The Cubs are headed to a double-header sweep by the Pirates. In the first game, Charlie Morton, who had an ERA over six in his first dozen or so starts, pitched a complete game shutout. Ted Lilly gave up four runs in the first inning and then nothing the rest of the way in the hard luck loss. In the second game, Zambrano got lit up with ten base runners in six innings of work that led to four runs. The Cubs were stymied by Karstens and the bullpen. The Pirates' big stars for the two games were their catchers. Jamarillo drove in two with a double in the first game and Doumit is having a great game in the second with three ribbies.

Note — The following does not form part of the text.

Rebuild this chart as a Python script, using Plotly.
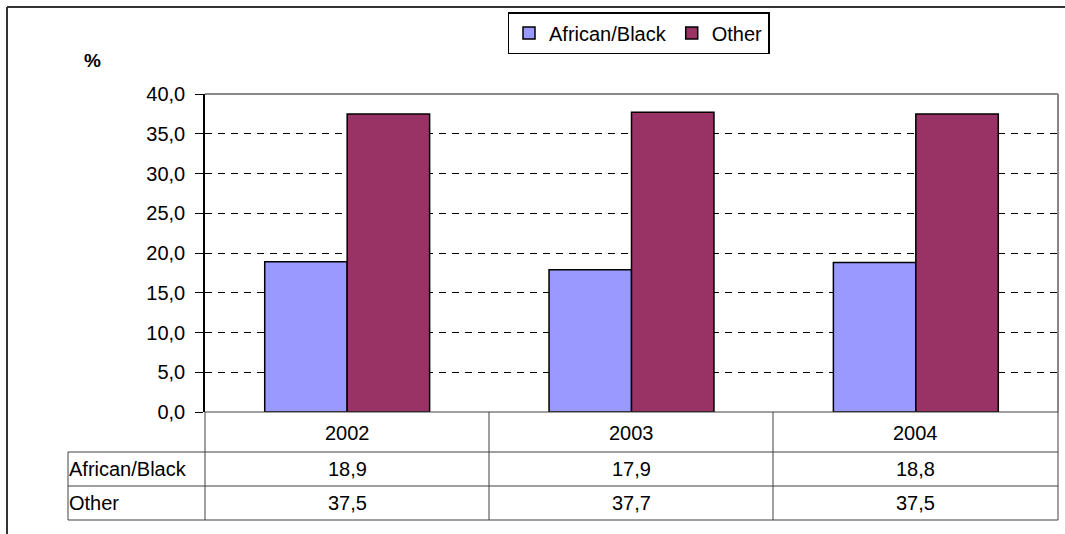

The Royals finally managed not to blow a lead to the Yankees to take the third game of the series. Jeter went 2 for 2 with a walk and a homer to lift his average to .335 for the season. Amazing. Thankfully, Soria was available for the ninth and he closed out the win. It was another Joba Rules start for the Yankees and Chamberlain was terrible again. If the guy could just throw strikes consistently, it would be comforting for the Yankees.

Yes, it was a weird night. Too bad the Fan is too sleepy to see what else can happen in the late games on the west coast.